Note: you can update java to the latest version to use Trino latest version according to the instructions here
$ wget https://repo1.maven.org/maven2/io/trino/trino-server/389/trino-server-389.tar.gz
$ tar -xvzf trino-server-389.tar.gz
$ mv trino-server-389 /lib/trino
$ mkdir /lib/trino/logs
$ chgrp hadoop -R /lib/trino
$ chmod g+w -R /lib/trino
Add environment variables /etc/bash.bashrc
export TRINO_HOME=/lib/trino
export PATH=$TRINO_HOME/bin:$PATH
Update environment variables
$ source /etc/bash.bashrc
Create the configuration files in turn as follows:
$TRINO_HOME/etc/config.properties
coordinator=true
node-scheduler.include-coordinator=true
http-server.http.port=8080
discovery.uri=http://node01:8080
$TRINO_HOME/etc/jvm.config
-server
-Xmx16G
-XX:InitialRAMPercentage=80
-XX:MaxRAMPercentage=80
-XX:G1HeapRegionSize=32M
-XX:+ExplicitGCInvokesConcurrent
-XX:+ExitOnOutOfMemoryError
-XX:+HeapDumpOnOutOfMemoryError
-XX:-OmitStackTraceInFastThrow
-XX:ReservedCodeCacheSize=512M
-XX:PerMethodRecompilationCutoff=10000
-XX:PerBytecodeRecompilationCutoff=10000
-Djdk.attach.allowAttachSelf=true
-Djdk.nio.maxCachedBufferSize=2000000
-XX:+UnlockDiagnosticVMOptions
-XX:+UseAESCTRIntrinsics
-Dfile.encoding=UTF-8
# Disable Preventive GC for performance reasons (JDK-8293861)
#-XX:-G1UsePreventiveGC
# Reduce starvation of threads by GClocker, recommend to set about the number of cpu cores (JDK-8192647)

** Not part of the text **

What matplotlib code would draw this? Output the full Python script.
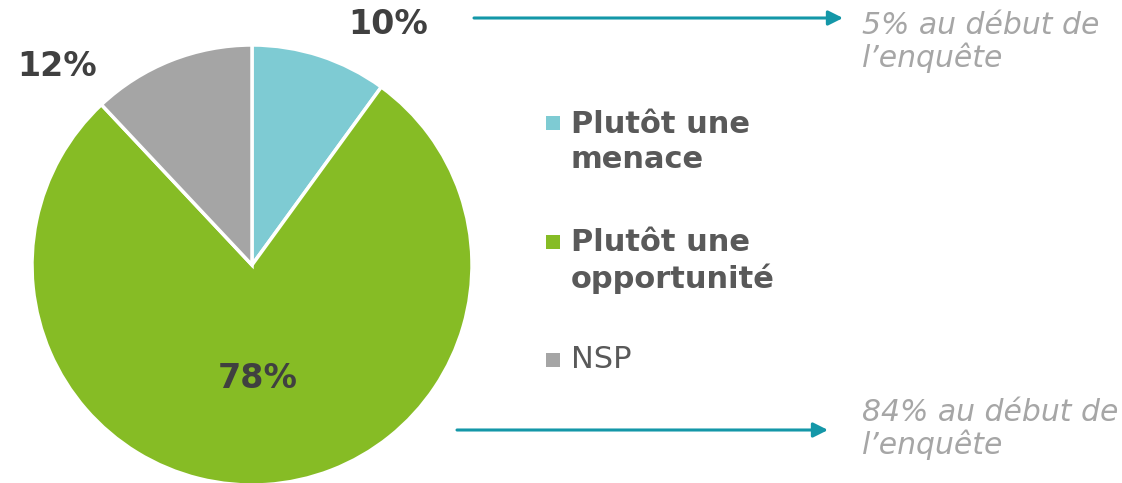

-XX:GCLockerRetryAllocationCount=32
$TRINO_HOME/etc/log.properties
io.trino=INFO
$TRINO_HOME/etc/node.properties
node.environment=production
node.id=node01
node.data-dir=/home/trino/data
$TRINO_HOME/etc/catalog/hive.properties
connector.name=delta-lake
hive.metastore.uri=thrift://node1:9083
hive.metastore-cache.cache-partitions=false
Note: Here I use the
delta-lake
connector so that Trino can work with Delta table
Install python
$ ln -s /usr/bin/python3 /usr/bin/python
Create user trino
$ useradd -g hadoop -m -s /bin/bash trino
Run Trino as user trino
[trino]$ launcher start
Check Trino status
[trino]$ launcher status
Check TrinoUI: http://node01:8080/ui/
Install Trino CLI
$ wget https://repo1.maven.org/maven2/io/trino/trino-cli/389/trino-cli-389-executable.jar
$ mv trino-cli-389-executable.jar $TRINO_HOME/bin/trino
$ chmod +x $TRINO_HOME/bin/trino
$ trino http://node01:8080/hive
Run some commands on Trino CLI
trino> show catalogs;
trino> show schemas;
trino> select * from ...
Stop Trino
[trino]$ launcher stop
Add new node to Trino cluster
To add a new node to an existing Trino cluster, repeat the steps above and edit the 2 configuration files:
-
$TRINO_HOME/etc/config.properties
`
coordinator=false
http-server.http.port=8080
discovery.uri=http://node01:8080
$TRINO_HOME/etc/node.properties
node.environment=production
node.id=node02
node.data-dir=/home/trino/data
Conclusion
In this article, I have guided you on how to install Trino as a query engine server to replace Spark Thrift Server, I wish you success!